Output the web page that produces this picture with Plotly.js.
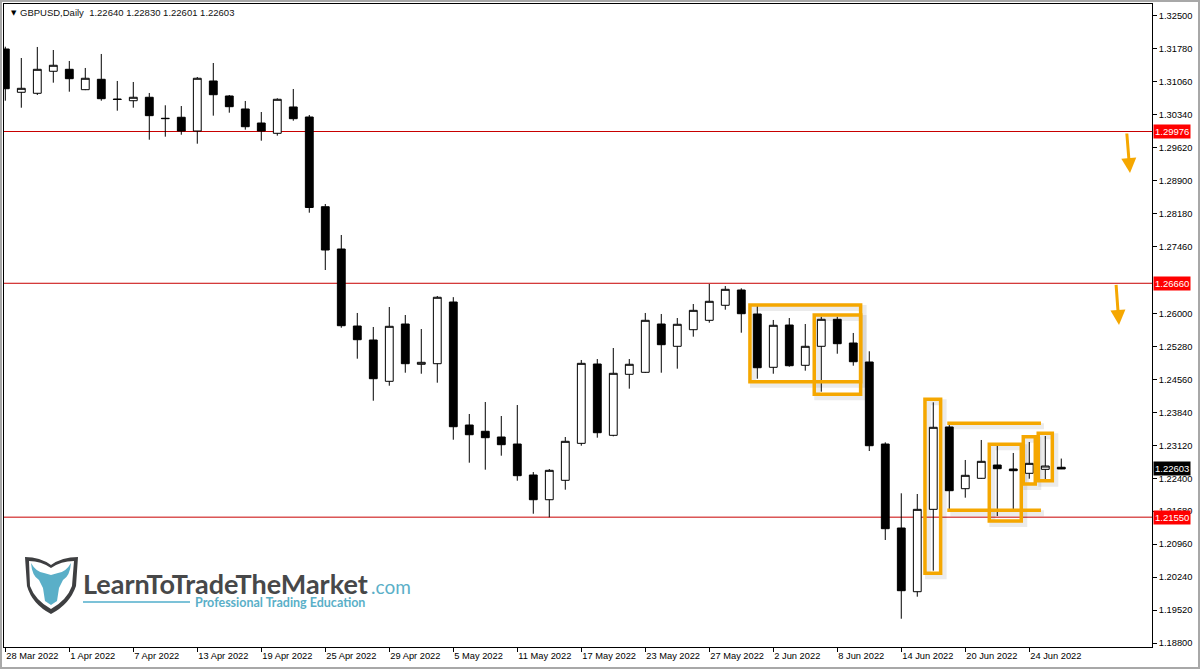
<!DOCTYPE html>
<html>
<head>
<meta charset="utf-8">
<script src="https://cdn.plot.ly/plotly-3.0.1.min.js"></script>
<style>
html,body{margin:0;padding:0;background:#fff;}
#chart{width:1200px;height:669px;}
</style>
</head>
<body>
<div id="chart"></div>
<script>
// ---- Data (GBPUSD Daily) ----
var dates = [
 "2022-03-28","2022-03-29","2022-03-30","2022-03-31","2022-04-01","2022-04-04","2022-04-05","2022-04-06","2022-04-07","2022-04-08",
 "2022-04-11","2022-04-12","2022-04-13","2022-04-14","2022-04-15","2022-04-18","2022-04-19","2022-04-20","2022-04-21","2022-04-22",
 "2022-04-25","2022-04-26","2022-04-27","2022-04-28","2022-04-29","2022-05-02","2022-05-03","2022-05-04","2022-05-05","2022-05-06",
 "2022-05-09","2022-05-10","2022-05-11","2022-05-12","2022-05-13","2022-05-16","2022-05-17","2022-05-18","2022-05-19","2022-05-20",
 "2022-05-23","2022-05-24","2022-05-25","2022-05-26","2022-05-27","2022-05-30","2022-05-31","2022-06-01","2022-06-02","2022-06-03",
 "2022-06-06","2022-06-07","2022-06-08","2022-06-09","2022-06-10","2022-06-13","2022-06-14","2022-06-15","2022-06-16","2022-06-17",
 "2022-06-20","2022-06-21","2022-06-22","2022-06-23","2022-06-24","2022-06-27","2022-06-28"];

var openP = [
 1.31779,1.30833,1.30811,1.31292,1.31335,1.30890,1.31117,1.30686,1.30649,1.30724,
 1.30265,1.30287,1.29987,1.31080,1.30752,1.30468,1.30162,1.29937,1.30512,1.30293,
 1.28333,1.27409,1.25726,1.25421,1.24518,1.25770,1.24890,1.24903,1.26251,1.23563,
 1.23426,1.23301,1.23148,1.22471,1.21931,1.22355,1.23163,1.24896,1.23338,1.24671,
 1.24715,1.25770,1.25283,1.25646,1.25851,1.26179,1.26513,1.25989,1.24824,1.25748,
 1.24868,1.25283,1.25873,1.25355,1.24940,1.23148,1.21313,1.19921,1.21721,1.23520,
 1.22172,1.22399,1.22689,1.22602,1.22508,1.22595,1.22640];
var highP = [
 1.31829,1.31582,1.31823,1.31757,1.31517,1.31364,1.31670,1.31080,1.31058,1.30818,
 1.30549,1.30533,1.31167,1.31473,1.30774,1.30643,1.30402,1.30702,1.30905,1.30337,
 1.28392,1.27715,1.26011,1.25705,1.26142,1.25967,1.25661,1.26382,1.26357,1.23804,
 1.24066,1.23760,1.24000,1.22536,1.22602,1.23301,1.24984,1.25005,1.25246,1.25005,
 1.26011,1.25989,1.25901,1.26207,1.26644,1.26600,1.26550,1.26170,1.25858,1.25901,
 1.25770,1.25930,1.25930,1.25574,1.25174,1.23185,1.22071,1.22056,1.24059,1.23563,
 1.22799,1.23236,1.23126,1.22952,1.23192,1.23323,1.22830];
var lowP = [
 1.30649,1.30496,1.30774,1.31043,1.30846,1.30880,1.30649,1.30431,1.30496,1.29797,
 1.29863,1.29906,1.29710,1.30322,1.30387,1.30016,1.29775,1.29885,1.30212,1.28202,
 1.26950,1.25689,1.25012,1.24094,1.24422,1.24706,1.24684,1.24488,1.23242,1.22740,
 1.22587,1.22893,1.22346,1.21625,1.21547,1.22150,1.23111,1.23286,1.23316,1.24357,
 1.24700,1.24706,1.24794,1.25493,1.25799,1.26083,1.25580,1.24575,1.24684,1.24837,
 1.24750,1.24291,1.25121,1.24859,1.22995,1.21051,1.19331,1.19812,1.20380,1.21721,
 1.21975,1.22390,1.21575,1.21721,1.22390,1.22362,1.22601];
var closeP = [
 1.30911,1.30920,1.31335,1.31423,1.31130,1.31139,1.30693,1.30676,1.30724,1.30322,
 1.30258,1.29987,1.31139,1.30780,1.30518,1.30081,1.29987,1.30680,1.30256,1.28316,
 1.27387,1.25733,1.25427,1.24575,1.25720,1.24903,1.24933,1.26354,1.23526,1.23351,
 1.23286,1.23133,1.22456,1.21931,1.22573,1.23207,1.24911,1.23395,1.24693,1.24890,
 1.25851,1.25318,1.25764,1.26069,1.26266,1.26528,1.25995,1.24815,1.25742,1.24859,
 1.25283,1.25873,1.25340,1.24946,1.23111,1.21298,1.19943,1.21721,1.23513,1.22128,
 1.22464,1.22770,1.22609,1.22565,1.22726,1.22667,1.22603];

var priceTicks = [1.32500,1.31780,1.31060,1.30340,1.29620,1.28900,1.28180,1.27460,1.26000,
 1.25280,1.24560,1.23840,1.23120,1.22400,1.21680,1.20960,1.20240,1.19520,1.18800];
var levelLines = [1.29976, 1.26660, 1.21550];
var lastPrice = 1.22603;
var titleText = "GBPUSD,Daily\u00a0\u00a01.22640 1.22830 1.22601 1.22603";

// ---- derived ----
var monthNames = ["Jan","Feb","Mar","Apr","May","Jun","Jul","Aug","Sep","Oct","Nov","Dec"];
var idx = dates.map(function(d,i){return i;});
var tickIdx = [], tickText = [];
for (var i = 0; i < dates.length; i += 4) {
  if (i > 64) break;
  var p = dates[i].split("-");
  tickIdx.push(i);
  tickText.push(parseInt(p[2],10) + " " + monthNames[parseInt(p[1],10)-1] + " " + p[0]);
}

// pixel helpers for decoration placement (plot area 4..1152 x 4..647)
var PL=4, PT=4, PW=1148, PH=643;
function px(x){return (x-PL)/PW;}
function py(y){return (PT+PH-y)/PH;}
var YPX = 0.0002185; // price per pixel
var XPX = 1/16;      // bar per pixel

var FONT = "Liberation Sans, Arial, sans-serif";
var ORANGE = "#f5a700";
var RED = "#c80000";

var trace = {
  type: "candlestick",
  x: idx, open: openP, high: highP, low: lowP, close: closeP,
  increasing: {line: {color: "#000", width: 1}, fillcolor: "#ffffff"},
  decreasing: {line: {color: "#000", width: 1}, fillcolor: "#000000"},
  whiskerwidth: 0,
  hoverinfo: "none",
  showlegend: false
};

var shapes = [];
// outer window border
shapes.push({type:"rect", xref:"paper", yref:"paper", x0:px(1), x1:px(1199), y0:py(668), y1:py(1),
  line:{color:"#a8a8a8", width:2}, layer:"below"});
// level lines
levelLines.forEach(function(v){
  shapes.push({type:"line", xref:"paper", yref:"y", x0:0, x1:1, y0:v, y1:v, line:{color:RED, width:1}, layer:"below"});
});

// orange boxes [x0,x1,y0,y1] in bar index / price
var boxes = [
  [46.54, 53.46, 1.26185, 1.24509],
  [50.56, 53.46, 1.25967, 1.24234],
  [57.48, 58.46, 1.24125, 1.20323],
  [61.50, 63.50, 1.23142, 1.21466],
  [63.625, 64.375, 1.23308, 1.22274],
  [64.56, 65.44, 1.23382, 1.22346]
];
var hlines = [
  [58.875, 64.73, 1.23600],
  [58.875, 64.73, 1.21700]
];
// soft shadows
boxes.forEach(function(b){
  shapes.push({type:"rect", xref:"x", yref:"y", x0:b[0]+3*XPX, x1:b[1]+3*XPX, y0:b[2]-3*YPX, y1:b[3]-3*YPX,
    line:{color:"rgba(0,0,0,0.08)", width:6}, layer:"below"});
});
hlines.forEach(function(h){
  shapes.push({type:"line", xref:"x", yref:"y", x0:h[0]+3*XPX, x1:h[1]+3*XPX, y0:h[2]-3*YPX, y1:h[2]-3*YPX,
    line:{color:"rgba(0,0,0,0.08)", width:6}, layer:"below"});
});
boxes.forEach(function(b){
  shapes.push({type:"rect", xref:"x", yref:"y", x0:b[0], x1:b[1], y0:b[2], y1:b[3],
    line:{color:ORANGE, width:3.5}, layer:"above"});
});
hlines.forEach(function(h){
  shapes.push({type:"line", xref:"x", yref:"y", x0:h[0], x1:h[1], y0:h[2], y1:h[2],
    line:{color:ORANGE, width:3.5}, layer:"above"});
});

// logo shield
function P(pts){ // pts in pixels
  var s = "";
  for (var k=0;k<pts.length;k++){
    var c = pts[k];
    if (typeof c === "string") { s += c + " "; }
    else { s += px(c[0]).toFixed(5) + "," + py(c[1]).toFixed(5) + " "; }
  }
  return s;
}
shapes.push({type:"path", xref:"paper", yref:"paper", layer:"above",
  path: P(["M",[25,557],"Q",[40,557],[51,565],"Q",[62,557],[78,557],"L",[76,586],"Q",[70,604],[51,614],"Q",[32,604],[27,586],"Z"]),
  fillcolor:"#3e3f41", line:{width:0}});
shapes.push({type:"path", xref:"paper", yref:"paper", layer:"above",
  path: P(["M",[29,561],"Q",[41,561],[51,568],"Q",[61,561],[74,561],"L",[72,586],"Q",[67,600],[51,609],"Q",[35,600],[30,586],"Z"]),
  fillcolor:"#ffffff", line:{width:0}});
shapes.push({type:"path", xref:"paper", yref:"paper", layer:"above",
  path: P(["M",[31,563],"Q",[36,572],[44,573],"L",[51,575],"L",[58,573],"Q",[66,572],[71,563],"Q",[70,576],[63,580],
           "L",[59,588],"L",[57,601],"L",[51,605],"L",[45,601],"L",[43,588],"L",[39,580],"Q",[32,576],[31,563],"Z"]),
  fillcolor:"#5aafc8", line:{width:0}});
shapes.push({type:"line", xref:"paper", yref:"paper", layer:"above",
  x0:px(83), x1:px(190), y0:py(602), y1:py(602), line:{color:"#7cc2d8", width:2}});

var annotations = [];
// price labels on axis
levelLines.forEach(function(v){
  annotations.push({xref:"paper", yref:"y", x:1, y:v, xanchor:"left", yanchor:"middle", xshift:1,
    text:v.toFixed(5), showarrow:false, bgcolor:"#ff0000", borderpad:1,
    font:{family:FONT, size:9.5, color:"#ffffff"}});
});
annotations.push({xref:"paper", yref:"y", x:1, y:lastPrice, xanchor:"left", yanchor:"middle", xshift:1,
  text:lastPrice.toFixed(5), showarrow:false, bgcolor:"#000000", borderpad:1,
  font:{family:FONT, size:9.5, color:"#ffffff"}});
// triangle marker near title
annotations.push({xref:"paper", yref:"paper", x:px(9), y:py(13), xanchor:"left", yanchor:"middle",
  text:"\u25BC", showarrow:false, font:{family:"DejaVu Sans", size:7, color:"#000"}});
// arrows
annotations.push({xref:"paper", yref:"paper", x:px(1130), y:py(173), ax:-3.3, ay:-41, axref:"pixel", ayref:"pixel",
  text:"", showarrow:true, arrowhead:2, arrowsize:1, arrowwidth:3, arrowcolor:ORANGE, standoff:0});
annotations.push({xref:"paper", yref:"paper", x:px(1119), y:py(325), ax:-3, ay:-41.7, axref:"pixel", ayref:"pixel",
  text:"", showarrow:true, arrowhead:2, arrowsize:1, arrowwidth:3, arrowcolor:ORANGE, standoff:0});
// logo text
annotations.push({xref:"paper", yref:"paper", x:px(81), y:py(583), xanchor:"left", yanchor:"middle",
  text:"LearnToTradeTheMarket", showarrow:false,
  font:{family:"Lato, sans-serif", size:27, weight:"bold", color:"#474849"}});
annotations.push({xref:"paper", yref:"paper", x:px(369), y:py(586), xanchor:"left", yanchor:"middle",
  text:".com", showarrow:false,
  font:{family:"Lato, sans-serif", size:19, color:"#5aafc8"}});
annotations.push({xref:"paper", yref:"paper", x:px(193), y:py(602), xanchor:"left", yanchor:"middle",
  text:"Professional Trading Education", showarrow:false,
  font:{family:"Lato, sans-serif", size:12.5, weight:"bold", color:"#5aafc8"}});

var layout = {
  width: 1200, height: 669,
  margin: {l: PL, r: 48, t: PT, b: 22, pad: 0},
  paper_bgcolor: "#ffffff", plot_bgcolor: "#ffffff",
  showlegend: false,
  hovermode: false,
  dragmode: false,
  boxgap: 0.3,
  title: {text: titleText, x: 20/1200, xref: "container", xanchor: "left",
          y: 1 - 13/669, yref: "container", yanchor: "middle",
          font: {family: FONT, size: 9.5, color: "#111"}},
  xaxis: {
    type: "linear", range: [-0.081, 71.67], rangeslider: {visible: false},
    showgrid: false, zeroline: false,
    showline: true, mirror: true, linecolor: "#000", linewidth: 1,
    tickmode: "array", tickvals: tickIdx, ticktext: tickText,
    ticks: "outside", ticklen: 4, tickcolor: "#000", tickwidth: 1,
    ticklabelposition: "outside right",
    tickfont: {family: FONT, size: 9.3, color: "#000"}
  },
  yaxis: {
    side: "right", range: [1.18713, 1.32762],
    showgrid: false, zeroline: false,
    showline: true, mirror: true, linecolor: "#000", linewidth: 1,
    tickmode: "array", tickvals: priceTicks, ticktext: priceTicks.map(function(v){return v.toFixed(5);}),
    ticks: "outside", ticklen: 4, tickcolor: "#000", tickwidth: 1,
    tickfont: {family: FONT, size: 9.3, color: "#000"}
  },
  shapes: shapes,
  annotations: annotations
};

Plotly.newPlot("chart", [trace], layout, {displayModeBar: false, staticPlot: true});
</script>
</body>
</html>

------------------------------------------------

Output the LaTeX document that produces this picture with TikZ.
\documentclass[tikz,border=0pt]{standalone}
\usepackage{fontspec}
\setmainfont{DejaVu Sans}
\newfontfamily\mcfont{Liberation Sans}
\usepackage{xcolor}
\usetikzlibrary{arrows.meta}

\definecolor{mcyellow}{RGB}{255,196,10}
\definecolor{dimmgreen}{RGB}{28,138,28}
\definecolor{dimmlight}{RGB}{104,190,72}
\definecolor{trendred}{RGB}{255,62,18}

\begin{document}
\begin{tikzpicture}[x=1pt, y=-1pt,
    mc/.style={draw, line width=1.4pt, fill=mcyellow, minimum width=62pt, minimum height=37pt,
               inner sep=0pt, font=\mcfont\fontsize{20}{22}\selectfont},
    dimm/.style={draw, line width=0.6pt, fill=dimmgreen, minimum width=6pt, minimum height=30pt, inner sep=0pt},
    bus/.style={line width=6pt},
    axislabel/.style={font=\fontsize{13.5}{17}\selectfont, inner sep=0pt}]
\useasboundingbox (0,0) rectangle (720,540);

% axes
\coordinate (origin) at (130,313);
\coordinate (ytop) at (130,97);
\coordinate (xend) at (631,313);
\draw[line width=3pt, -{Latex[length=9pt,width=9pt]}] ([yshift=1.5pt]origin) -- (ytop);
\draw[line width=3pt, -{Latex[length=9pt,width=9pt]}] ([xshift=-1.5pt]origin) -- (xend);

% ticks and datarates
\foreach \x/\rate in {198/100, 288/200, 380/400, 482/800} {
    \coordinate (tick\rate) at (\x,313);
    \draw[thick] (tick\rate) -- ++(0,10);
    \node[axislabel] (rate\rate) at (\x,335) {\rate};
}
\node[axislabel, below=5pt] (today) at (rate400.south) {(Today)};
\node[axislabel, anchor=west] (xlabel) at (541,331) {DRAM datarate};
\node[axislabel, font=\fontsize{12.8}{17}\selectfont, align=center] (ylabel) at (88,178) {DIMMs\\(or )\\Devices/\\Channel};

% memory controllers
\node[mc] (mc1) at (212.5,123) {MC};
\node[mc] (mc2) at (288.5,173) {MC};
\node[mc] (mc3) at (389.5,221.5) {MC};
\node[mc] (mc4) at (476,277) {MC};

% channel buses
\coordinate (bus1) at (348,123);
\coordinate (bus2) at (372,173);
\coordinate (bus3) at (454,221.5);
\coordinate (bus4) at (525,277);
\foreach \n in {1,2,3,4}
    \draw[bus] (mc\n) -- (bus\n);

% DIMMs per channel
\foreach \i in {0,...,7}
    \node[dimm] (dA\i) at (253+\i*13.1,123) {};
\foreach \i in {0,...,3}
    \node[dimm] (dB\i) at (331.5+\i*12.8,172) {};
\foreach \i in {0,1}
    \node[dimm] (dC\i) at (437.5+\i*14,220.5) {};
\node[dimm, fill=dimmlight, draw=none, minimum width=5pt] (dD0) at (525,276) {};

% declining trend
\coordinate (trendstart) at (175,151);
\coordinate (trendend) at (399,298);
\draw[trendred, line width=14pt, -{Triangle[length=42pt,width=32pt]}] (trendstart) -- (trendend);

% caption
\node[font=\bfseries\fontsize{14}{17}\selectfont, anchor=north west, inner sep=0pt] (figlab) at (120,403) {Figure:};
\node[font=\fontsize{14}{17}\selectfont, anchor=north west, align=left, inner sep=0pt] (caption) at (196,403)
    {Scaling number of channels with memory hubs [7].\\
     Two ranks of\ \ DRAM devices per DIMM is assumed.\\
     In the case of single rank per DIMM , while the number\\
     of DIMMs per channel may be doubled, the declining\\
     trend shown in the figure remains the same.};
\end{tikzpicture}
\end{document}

------------------------------------------------

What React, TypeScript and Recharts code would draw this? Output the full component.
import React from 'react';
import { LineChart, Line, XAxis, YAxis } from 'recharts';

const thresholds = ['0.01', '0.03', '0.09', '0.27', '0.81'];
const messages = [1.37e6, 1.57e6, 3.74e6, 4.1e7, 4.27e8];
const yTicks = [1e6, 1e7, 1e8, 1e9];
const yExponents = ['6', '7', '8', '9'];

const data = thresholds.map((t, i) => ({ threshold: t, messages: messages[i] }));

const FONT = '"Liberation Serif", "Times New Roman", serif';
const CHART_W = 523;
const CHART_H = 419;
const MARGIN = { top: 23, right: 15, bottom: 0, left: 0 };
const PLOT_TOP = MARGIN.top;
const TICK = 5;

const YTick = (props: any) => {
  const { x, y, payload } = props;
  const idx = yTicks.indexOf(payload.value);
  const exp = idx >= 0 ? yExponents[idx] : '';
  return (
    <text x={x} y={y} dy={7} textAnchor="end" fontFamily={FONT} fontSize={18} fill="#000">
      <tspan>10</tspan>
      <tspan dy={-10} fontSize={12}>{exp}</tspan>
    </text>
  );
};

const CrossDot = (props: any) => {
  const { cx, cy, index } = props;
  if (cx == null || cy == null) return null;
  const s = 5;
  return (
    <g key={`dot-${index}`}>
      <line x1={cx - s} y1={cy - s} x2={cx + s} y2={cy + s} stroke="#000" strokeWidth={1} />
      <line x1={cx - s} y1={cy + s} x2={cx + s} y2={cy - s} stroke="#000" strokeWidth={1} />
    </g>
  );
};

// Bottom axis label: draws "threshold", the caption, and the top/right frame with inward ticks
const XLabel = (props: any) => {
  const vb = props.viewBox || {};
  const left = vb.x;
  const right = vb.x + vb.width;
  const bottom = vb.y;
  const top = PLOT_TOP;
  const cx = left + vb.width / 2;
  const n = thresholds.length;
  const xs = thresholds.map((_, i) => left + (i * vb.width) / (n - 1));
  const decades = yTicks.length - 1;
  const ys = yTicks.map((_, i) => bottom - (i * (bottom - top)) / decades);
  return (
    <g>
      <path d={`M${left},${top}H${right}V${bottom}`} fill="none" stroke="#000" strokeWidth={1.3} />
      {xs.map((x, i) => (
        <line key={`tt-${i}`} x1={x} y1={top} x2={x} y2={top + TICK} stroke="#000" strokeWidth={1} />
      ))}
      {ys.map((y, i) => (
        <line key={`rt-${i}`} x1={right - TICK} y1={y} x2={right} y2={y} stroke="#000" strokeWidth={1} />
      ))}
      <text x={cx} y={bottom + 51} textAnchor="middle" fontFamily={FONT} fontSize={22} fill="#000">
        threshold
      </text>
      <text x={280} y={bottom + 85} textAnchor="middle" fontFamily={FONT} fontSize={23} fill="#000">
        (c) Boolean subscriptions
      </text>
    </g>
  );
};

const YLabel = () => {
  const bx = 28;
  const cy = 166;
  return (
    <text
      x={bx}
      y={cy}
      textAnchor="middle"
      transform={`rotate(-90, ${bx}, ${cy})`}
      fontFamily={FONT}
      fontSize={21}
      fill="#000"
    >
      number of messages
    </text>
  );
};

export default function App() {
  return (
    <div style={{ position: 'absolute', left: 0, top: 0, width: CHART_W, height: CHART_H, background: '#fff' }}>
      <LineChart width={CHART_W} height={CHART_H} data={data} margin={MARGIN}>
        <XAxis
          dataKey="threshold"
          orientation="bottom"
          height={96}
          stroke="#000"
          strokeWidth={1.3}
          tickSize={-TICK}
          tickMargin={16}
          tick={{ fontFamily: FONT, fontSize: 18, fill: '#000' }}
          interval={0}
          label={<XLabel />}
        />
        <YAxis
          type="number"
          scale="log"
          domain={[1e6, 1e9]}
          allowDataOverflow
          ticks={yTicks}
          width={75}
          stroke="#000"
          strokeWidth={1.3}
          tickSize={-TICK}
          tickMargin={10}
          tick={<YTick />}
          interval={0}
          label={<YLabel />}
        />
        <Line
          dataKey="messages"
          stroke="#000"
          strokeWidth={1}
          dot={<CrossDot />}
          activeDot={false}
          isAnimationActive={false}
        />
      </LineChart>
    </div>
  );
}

------------------------------------------------

• **To do**: Extract and output the part that opens with the line containing "What React, TypeScript" and closes with the line containing "const yExponents = ['6', '7', '8', '9'];", unchanged, ends included.

• **Task result**:
What React, TypeScript and Recharts code would draw this? Output the full component.
import React from 'react';
import { LineChart, Line, XAxis, YAxis } from 'recharts';

const thresholds = ['0.01', '0.03', '0.09', '0.27', '0.81'];
const messages = [1.37e6, 1.57e6, 3.74e6, 4.1e7, 4.27e8];
const yTicks = [1e6, 1e7, 1e8, 1e9];
const yExponents = ['6', '7', '8', '9'];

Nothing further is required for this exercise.